– Но ведь есть предел всякому терпению!
– Да, и человек, который достиг этого предела, не знает, что с ним будет в следующий раз.
– Скажите, если можете, – нерешительно спросила Джемма, – каким образом вы в двадцать лет оказались заброшенным в такую даль?
– Очень просто. Дома, на родине, жизнь улыбалась мне, но я убежал оттуда.
– Почему?
Он засмеялся коротким, сухим смехом:
– Почему?
Должно быть, потому, что я был самонадеянным мальчишкой.
Я рос в богатой семье, меня до невозможности баловали, и я вообразил, что весь мир сделан из розовой ваты и засахаренного миндаля.
Но в один прекрасный день выяснилось, что некто, кому я верил, обманывал меня… Что с вами?
Почему вы так вздрогнули?
– Ничего.
Продолжайте, пожалуйста.
– Я открыл, что меня оплели ложью. Случай весьма обыкновенный, конечно, но, повторяю, я был молод, самонадеян и верил, что лжецов ожидает ад.
Поэтому я решил: будь что будет – и убежал в Южную Америку, без денег, не зная ни слова по-испански, будучи белоручкой, привыкшим жить на всем готовом.
В результате я сам попал в настоящий ад, и это излечило меня от веры в ад воображаемый.
Я уже был на самом дне… Так прошло пять лет, а потом экспедиция Дюпре вытащила меня на поверхность.
– Пять лет!
Это ужасно!
Но неужели у вас не было друзей?
– Друзей? – Он повернулся к ней всем телом. – У меня /никогда/ не было друзей…
Но через секунду словно устыдился своей вспышки и поспешил прибавить:
– Не придавайте всему этому такого значения. Я, пожалуй, изобразил свое прошлое в слишком мрачном свете. В действительности первые полтора года были вовсе не так плохи: я был молод, силен и довольно успешно выходил из затруднений, пока тот матрос не изувечил меня… После этого я уже не мог найти работу.
Удивительно, каким совершенным оружием может быть кочерга в умелых руках! А калеку, понятно, никто не наймет.
– Что же вы делали?
– Что мог.
Одно время был на побегушках у негров, работавших на сахарных плантациях.
Между прочим, удивительное дело! Рабы всегда ухитряются завести себе собственного раба.
Впрочем, надсмотрщики не держали меня подолгу.
Из-за хромоты я не мог двигаться быстро, да и большие тяжести были мне не под силу.

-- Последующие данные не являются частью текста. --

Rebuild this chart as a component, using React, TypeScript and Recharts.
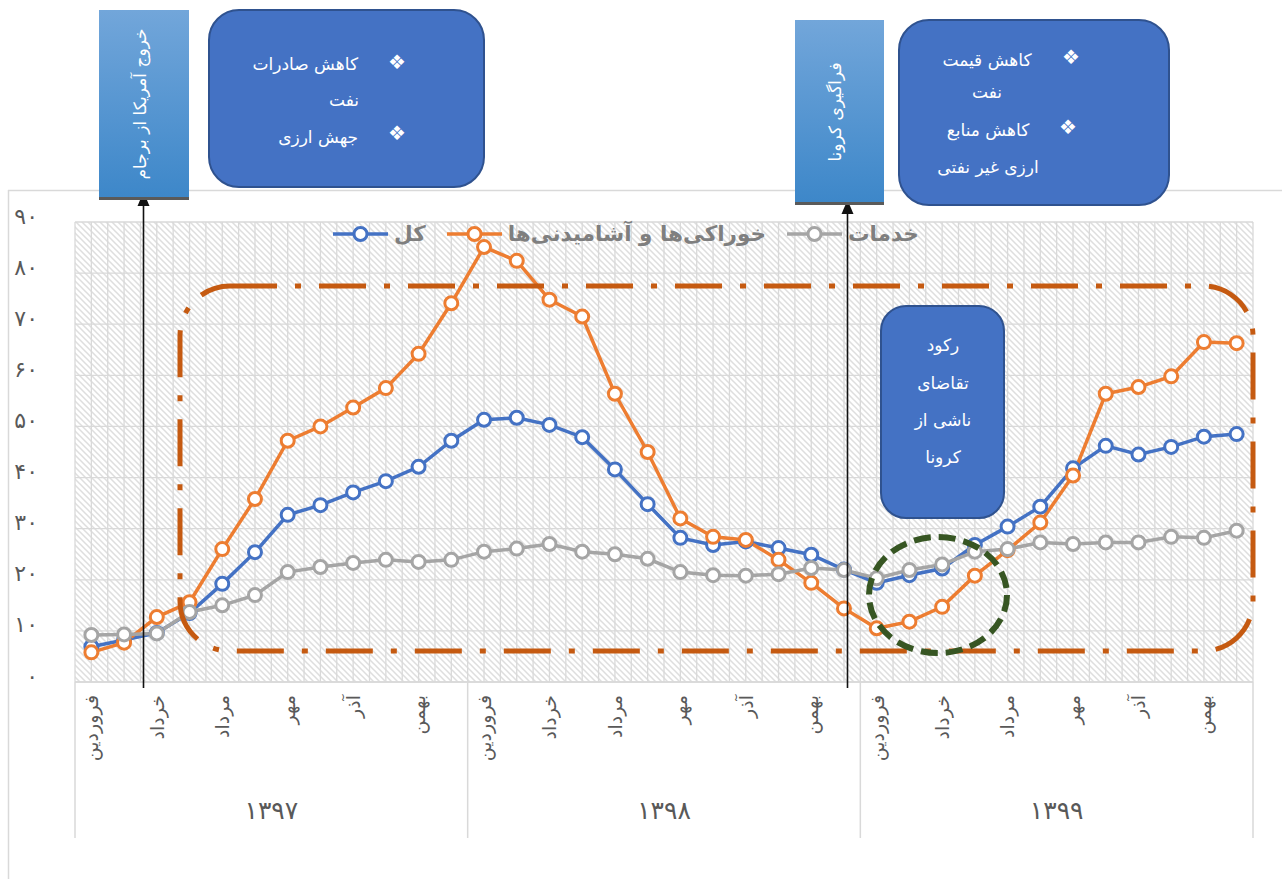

А кроме того, у меня то и дело повторялось воспаление или как там называется эта проклятая болезнь… Через некоторое время я перекочевал с плантаций на серебряные рудники и пытался устроиться там Но управляющие смеялись, как только я заговаривал о работе, а рудокопы буквально травили меня.
– За что?
– Такова уж, должно быть, человеческая натура. Они видели, что я могу отбиваться только одной рукой.
Наконец я ушел с этих рудников и отправился бродяжничать, в надежде, что подвернется какая-нибудь работа.
– Бродяжничать?
С больной ногой?
Овод вдруг поднял на нее глаза, судорожно переведя дыхание.
– Я… я голодал, – сказал он.
Джемма отвернулась от него и оперлась на руку подбородком.
Он помолчал, потом заговорил снова, все больше и больше понижая голос:
– Я бродил и бродил без конца, до умопомрачения и все-таки ничего не нашел.
Пробрался в Эквадор, но там оказалось еще хуже.
Иногда перепадала паяльная работа – я довольно хороший паяльщик – или какое-нибудь мелкое поручение. Случалось, что меня нанимали вычистить свиной хлев или… да не стоит перечислять… И вот однажды …
Тонкая смуглая рука Овода вдруг сжалась в кулак, и Джемма, подняв голову, с тревогой взглянула ему в лицо.
Оно было обращено к ней в профиль, и она увидела жилку на виске, бившуюся частыми неровными ударами.
Джемма наклонилась и нежно взяла его за руку:
– Не надо больше. Об этом даже говорить тяжело.
Он нерешительно посмотрел на ее руку, покачал головой и продолжал твердым голосом:
– И вот однажды я наткнулся на бродячий цирк.
Помните, тот цирк, где мы были с вами? Так вот такой же, только еще хуже, еще вульгарнее.